God is always new, always challenging. Each new circumstance of our life leads us to a new understanding of His goodness and love. As we grow older, God should become younger for us. When we become ill, He becomes our healing and strength. When we grow discouraged, or depressed, He lifts our spirits with hope.
Jesus was the spark that enkindled a new hope; his was the voice that spoke of joy and the forgiveness of sins. He was the trailblazer who paved the way for Gift of New Life. But he was also one who "rocked the boat." He challenged, he agitated, and he shook people from complacency. Many of his listeners sensed his authority and power and welcomed it. But there were also many who resented and feared him. Persons dominated by a spirit of routine or selfishness and pride would instinctively recoil in the presence of Jesus; they would be afraid that He would identity their shallowness… they wouldn't be the least bit interested to rededicate themselves to holiness and goodness of life... to rededicate themselves to reform and conversion.
At its most fundamental level, Christianity is an altruistic religion. It is "other-centered" - and goes way beyond our own personal relationship with God. At the heart of the Gospel message is the challenge to lose ourselves in concern for others. If we truly love every other person as Jesus has loved us, then we don't look at the risk, or color, or public opinion, or any of the other excuses for walking away.
But how do we talk about God in a society that has lost its sense of the sacred, and considers the religious view in which we have shaped our images and language about God to be nonsense? How do we spread word about the God of Life to a society bent on creating instruments of death and total destruction? How do we preach a God of Reconciliation to a world wrapped in hatred, prejudice and war? How can we even dream of proclaiming God’s unconditional love to families and persons whose lives are steeped in suffering, loneliness and despair? How do we repair the damage already done - or that which continues to be done - by members of our own religious community.

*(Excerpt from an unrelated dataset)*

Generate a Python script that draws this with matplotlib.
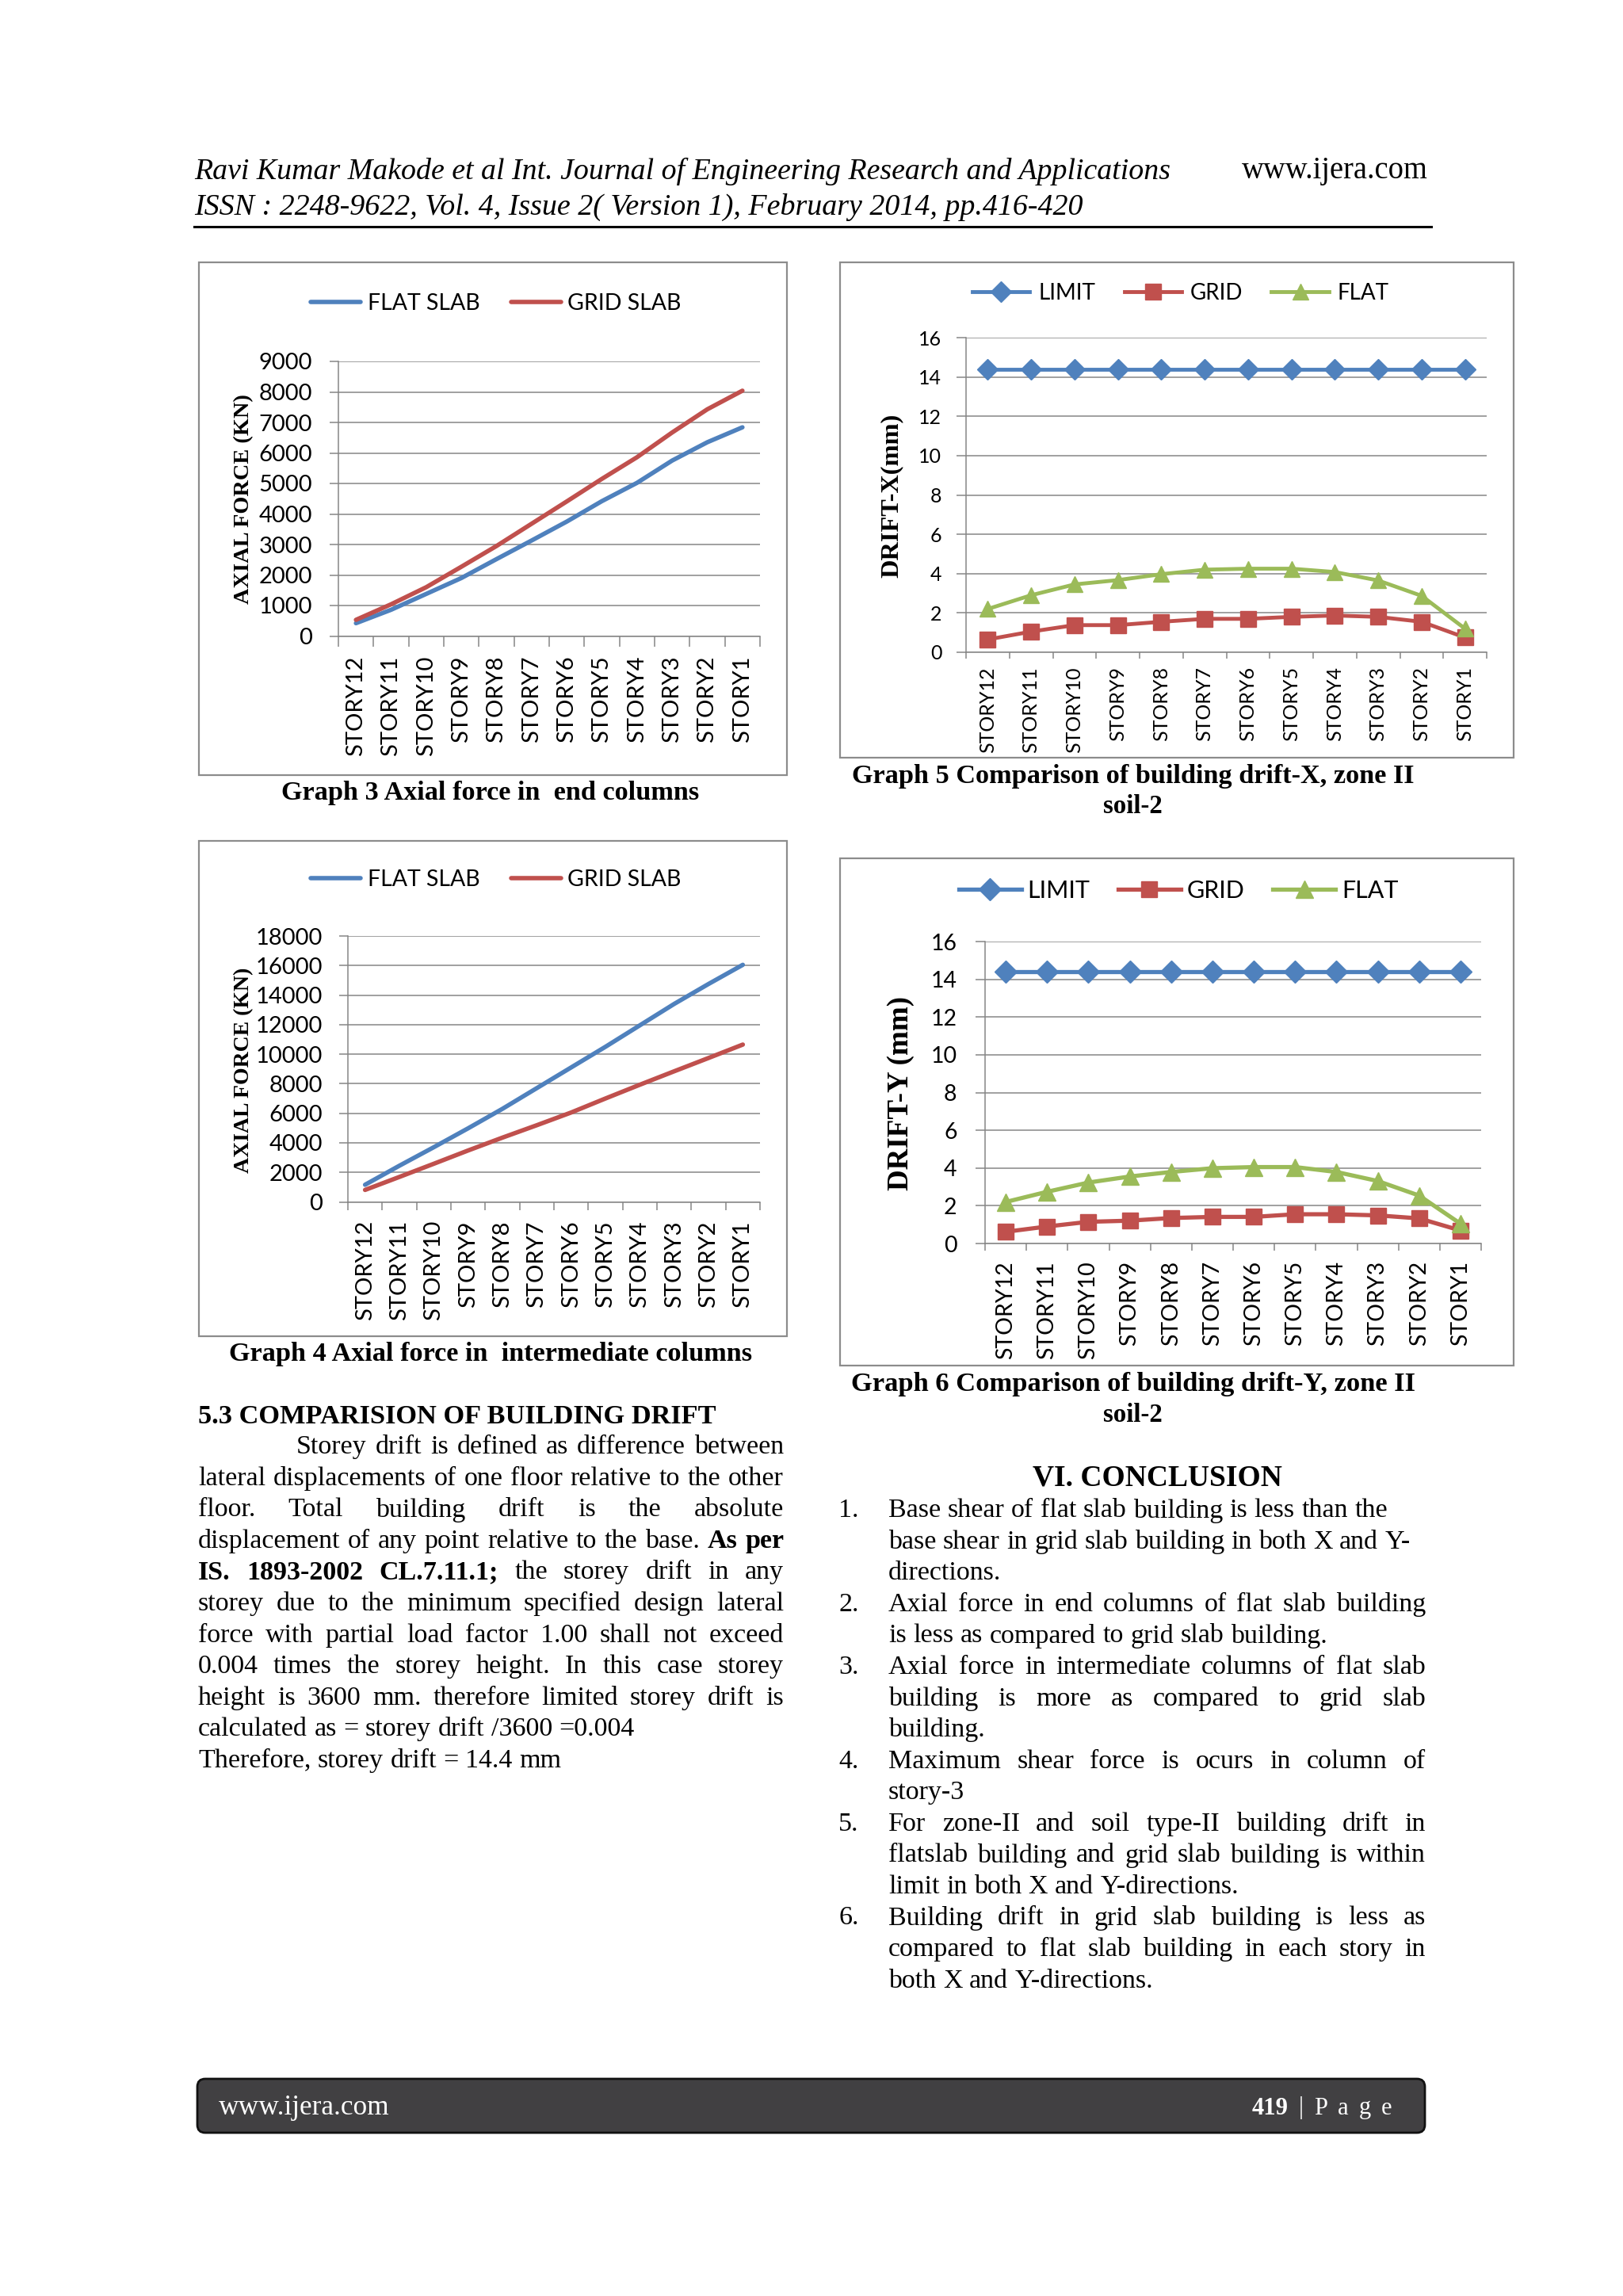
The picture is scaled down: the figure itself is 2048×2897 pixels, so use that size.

We are sent by Jesus to create a special environment, an environment of understanding, of compassion. We are to create the possibility of others becoming present to themselves; we are to become a center of communion, a community where we cease to be anonymous, where we recognize one another as sisters and brothers, loving one another and caring for one another not because we need them, but simply for themselves. We have been chosen by name, and called to create an environment in which healing takes place, where one is forgiven and reconciled, where concern is fostered, where one feels a sense of belonging.
This is called "prophetic living" - and it is not easy and certainly not popular. Jesus’ prophetic witness was permeated with joyous confidence, and so possessed the courage and freedom to proclaim the good news without fear, to surprise the world again and again with new acts of love: a master washes the feet of his disciples, a Samaritan helps a Jew, an insulted father forgives and embraces his wayward son, and the All Holy One stoops to lift up a condemned adulteress and restore her wholeness and dignity.
Jesus brings an attitude and style which mixes joy, courage and freedom.... a reminder to us not to let fear and anxiety be the whole story about life. As our Psalm today proclaims: The Lord is our rock of safety. We are to be passionately involved with the pain of the world, but not absorbed by it. We are to take life seriously, but not ultimately.
These are prophetic times and we are the prophets. And our prophetic witness should be just like that of Jesus: celebratory, joyous, hopeful, regenerating, reconciling - somehow we must include everyone we meet, not by force but by invitation - the silent and glum, the lonely and the loners, those who have lost their sense of identity, and along with that their sense of joy and hope - the unlovable, the fearful, the despondent. All of these must somehow be included in and absorbed in our joy and our hope.
The message of Jesus was a simple one: to make us aware that the Good News of our salvation is a reality, and that we are loved unconditionally by God. This message and mission did not end with His death and resurrection; it continues on in each of us. The Spirit of God permeates and enlivens us just as it did Jesus 2000 years ago, and we are to be the people who continue what he did. This is what "being church" is all about. It is about a people who believe they are Spirit-filled, called to continue and spread the good news that has as its source, Jesus, the Christ.
Anything less is a betrayal; a denial of what Jesus intended us to be.